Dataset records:
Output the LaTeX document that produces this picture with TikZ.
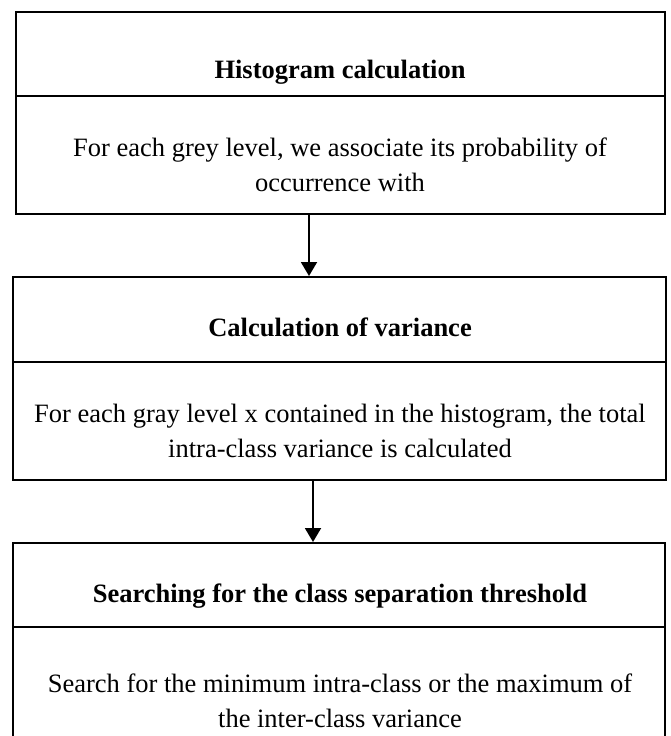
\documentclass[tikz,border=0pt]{standalone}
\usepackage{fontspec}
\setmainfont{Liberation Serif}
\usetikzlibrary{arrows.meta}
\begin{document}
\begin{tikzpicture}[x=1pt,y=-1pt,
  part/.style={draw=black,line width=1.9pt,rectangle,inner sep=0pt,anchor=north west},
  ttl/.style={font=\fontsize{26.5}{36}\selectfont\bfseries,inner sep=0pt},
  txt/.style={font=\fontsize{26.5}{35.5}\selectfont,align=center,inner sep=0pt},
  arr/.style={line width=1.9pt,-{Triangle[width=16pt,length=14pt]}}]
\useasboundingbox (0,0) rectangle (670,736);
% box 1
\node[part,minimum width=649pt,minimum height=84pt] (h1) at (15,11) {};
\node[part,minimum width=649pt,minimum height=118pt] (b1) at (15,95) {};
\node[ttl] (t1) at (340,72) {Histogram calculation};
\node[txt] (x1) at (340,165) {For each grey level, we associate its probability of\\occurrence with};
% box 2
\node[part,minimum width=653pt,minimum height=85pt] (h2) at (12,276) {};
\node[part,minimum width=653pt,minimum height=118pt] (b2) at (12,361) {};
\node[ttl] (t2) at (340,327) {Calculation of variance};
\node[txt] (x2) at (340,431) {For each gray level x contained in the histogram, the total\\intra-class variance is calculated};
% box 3
\node[part,minimum width=652pt,minimum height=84pt] (h3) at (12,542) {};
\node[part,minimum width=652pt,minimum height=116pt] (b3) at (12,626) {};
\node[ttl] (t3) at (340,596) {Searching for the class separation threshold};
\node[txt] (x3) at (340,701) {Search for the minimum intra-class or the maximum of\\the inter-class variance};
% arrows
\coordinate (c1) at (309,0);
\coordinate (c2) at (313,0);
\draw[arr] (b1.south -| c1) -- (h2.north -| c1);
\draw[arr] (b2.south -| c2) -- (h3.north -| c2);
\end{tikzpicture}
\end{document}
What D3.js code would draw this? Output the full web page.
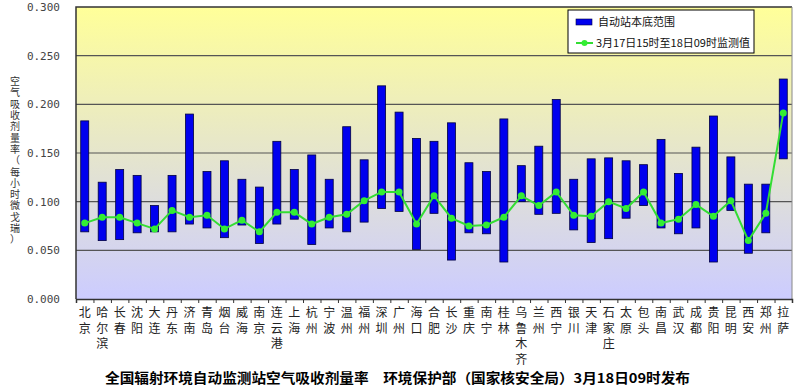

Exercise » Without including the pictures, reproduce all entries exactly.

Expected answer »
Output the LaTeX document that produces this picture with TikZ.
\documentclass[tikz,border=0pt]{standalone}
\usepackage{fontspec}
\setmainfont{Liberation Serif}
\usetikzlibrary{arrows.meta}
\begin{document}
\begin{tikzpicture}[x=1pt,y=-1pt,
  part/.style={draw=black,line width=1.9pt,rectangle,inner sep=0pt,anchor=north west},
  ttl/.style={font=\fontsize{26.5}{36}\selectfont\bfseries,inner sep=0pt},
  txt/.style={font=\fontsize{26.5}{35.5}\selectfont,align=center,inner sep=0pt},
  arr/.style={line width=1.9pt,-{Triangle[width=16pt,length=14pt]}}]
\useasboundingbox (0,0) rectangle (670,736);
% box 1
\node[part,minimum width=649pt,minimum height=84pt] (h1) at (15,11) {};
\node[part,minimum width=649pt,minimum height=118pt] (b1) at (15,95) {};
\node[ttl] (t1) at (340,72) {Histogram calculation};
\node[txt] (x1) at (340,165) {For each grey level, we associate its probability of\\occurrence with};
% box 2
\node[part,minimum width=653pt,minimum height=85pt] (h2) at (12,276) {};
\node[part,minimum width=653pt,minimum height=118pt] (b2) at (12,361) {};
\node[ttl] (t2) at (340,327) {Calculation of variance};
\node[txt] (x2) at (340,431) {For each gray level x contained in the histogram, the total\\intra-class variance is calculated};
% box 3
\node[part,minimum width=652pt,minimum height=84pt] (h3) at (12,542) {};
\node[part,minimum width=652pt,minimum height=116pt] (b3) at (12,626) {};
\node[ttl] (t3) at (340,596) {Searching for the class separation threshold};
\node[txt] (x3) at (340,701) {Search for the minimum intra-class or the maximum of\\the inter-class variance};
% arrows
\coordinate (c1) at (309,0);
\coordinate (c2) at (313,0);
\draw[arr] (b1.south -| c1) -- (h2.north -| c1);
\draw[arr] (b2.south -| c2) -- (h3.north -| c2);
\end{tikzpicture}
\end{document}
What D3.js code would draw this? Output the full web page.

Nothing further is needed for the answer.